Support for the military action was strong in the first weeks, with about 60 percent of Americans supporting the president’s initiatives, but as time marched on without any end in sight, support began to wane. By early June, only 26 percent of those surveyed believed the U.S. should continue the mission, according to a Rasmussen Report poll.
These polls seem to show that Americans don’t like unchecked military actions that go on too long. Does that mean the War Powers Act should be replaced with something that better balances executive actions and congressional approval?
Is repeal of the resolution on the horizon?
Congress has not officially declared war since June 1942 during World War II when it unanimously voted for war against the Axis countries of Bulgaria, Hungry, and Romania. Many lawmakers think that because the U.S. response to foreign conflicts has become quicker due to improvements in technology and intergovernmental military alliances–like NATO–that the War Powers Resolution is no longer needed.
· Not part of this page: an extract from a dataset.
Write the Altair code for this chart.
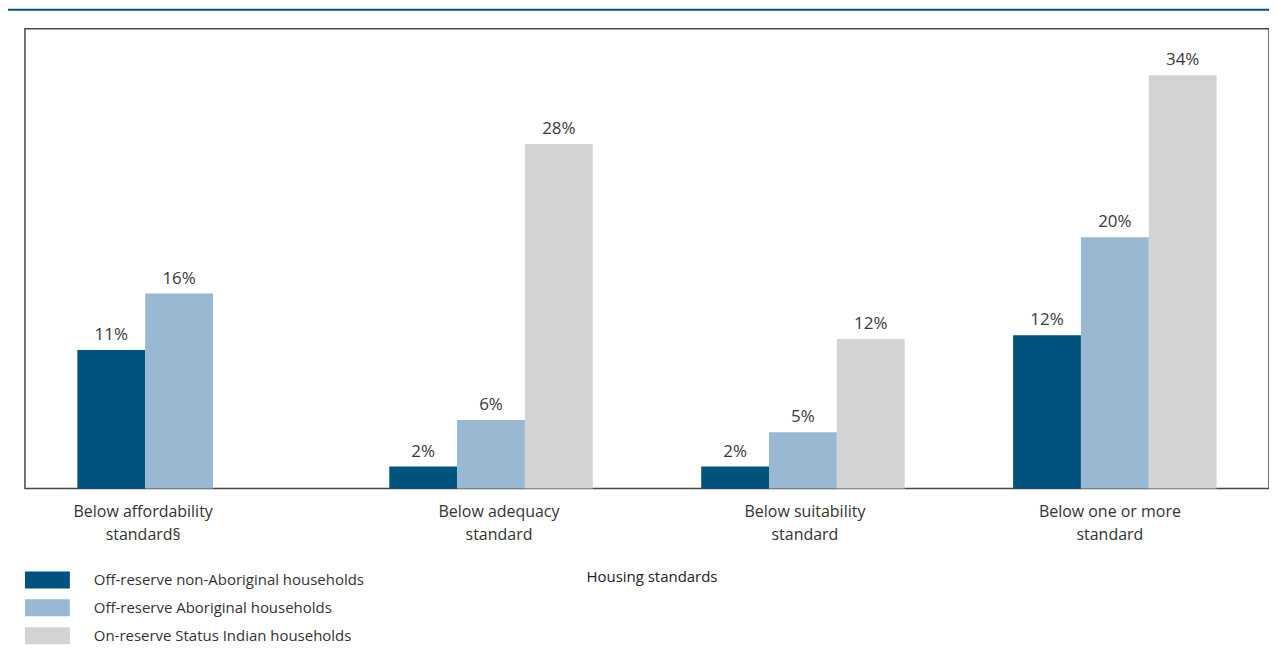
import altair as alt
import pandas as pd

categories = ["Below affordability|standard§", "Below adequacy|standard",
              "Below suitability|standard", "Below one or more|standard"]
series = ["Off-reserve non-Aboriginal households",
          "Off-reserve Aboriginal households",
          "On-reserve Status Indian households"]
non_aboriginal = [11.3, 1.8, 1.8, 12.5]
aboriginal = [15.9, 5.6, 4.6, 20.5]
on_reserve = [None, 28.1, 12.2, 33.7]
non_aboriginal_labels = ["11%", "2%", "2%", "12%"]
aboriginal_labels = ["16%", "6%", "5%", "20%"]
on_reserve_labels = [None, "28%", "12%", "34%"]
colors = ["#00537e", "#98b9d1", "#d1d3d5"]
label_shift = [-36, 8, 2, -5]

rows = []
for vals, labs, s in [(non_aboriginal, non_aboriginal_labels, series[0]),
                      (aboriginal, aboriginal_labels, series[1]),
                      (on_reserve, on_reserve_labels, series[2])]:
    for c, v, l in zip(categories, vals, labs):
        if v is not None:
            rows.append({"category": c, "series": s, "value": v, "label": l})
df = pd.DataFrame(rows)

FONT = "Open Sans"

shift_expr = ""
for c, o in zip(categories[:-1], label_shift[:-1]):
    shift_expr += f"datum.value == '{c}' ? {o} : "
shift_expr += str(label_shift[-1])

x_enc = alt.X("category:N", sort=categories,
              scale=alt.Scale(paddingInner=0.3476, paddingOuter=0.168),
              axis=alt.Axis(title="Housing standards", labelAngle=0,
                            labelExpr="split(datum.label, '|')",
                            labelOffset={"expr": shift_expr},
                            labelFontSize=16, labelColor="#333333", labelFont=FONT,
                            labelPadding=15, labelLineHeight=23,
                            domain=False, ticks=False, grid=False,
                            titleFontSize=15, titleFontWeight="normal",
                            titleColor="#222222", titleFont=FONT, titlePadding=27,
                            titleX=628))
xo_enc = alt.XOffset("series:N", sort=series,
                     scale=alt.Scale(domain=series, paddingInner=0, paddingOuter=0))
y_enc = alt.Y("value:Q", scale=alt.Scale(domain=[0, 37.5], nice=False), axis=None)

bars = alt.Chart(df).mark_bar().encode(
    x=x_enc, xOffset=xo_enc, y=y_enc,
    color=alt.Color("series:N", sort=series,
                    scale=alt.Scale(domain=series, range=colors),
                    legend=alt.Legend(title=None, orient="none", legendX=14, legendY=544,
                                      symbolType="M-2.647,-1H2.647V1H-2.647Z",
                                      symbolSize=289, symbolStrokeWidth=0,
                                      symbolOpacity=1,
                                      labelOffset=38, labelFontSize=15, labelFont=FONT,
                                      labelColor="#333333", labelLimit=500,
                                      rowPadding=11, padding=0))
)

text = alt.Chart(df).mark_text(baseline="alphabetic", dy=-10, fontSize=17,
                               font=FONT, color="#3a3a3a").encode(
    x=alt.X("category:N", sort=categories), xOffset=xo_enc, y=y_enc,
    text="label:N")

frame = alt.Chart(pd.DataFrame({"a": [0]})).mark_rect(color="#00537e").encode(
    x=alt.value(-17), x2=alt.value(1260), y=alt.value(-20), y2=alt.value(-18))

chart = alt.layer(bars, text, frame).properties(
    width=1247, height=461,
    autosize=alt.AutoSizeParams(type="none"),
    padding={"left": 17, "top": 20, "right": 0, "bottom": 160},
).configure_view(stroke="#4a4a4a", strokeWidth=1.5)

chart.save("out.html", embed_options={"renderer": "svg", "actions": False})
Several members of Congress have suggested the repeal of the War Powers Resolution entirely, or replacing it with a measure that gives the president diminished power. In January 2014, Sen. John McCain (R-AZ) and Sen. Tim Kaine (D-VA) revealed a piece of legislation, the War Powers Consultation Act of 2014, that would replace the resolution and restrict the president’s military power. It would require the president to consult with Congress before using military forces in foreign conflicts and require the president to consult Congress within three days of deployment. It also sought to create a Joint Congressional Consultation Committee that would enforce a dialog between the executive and legislative branches. The act would not apply to humanitarian or covert missions. After the Libyan conflict ended in a substantial NATO victory in October 2011, support for reform fell until military intervention in Syria in 2014.
The definition of war makes it difficult to effectively apply the War Powers Resolution. Does war mean boots on the ground, weaponry assistance, or no-fly zones? This question is hard to answer and is debated with almost every military intervention.
Americans tend to support giving an incumbent president more power over military decisions when citizens are attacked on U.S. soil, and during the early part of missions. Once the mission seems to be dragging on, support and morale fall, and so does congressional support. If a president wants to go rogue on his own, he has to get the job done fast or the missions might fail to maintain support. The War Powers Resolution has helped the U.S. respond to foreign conflicts quickly and without that power many missions may never have been started.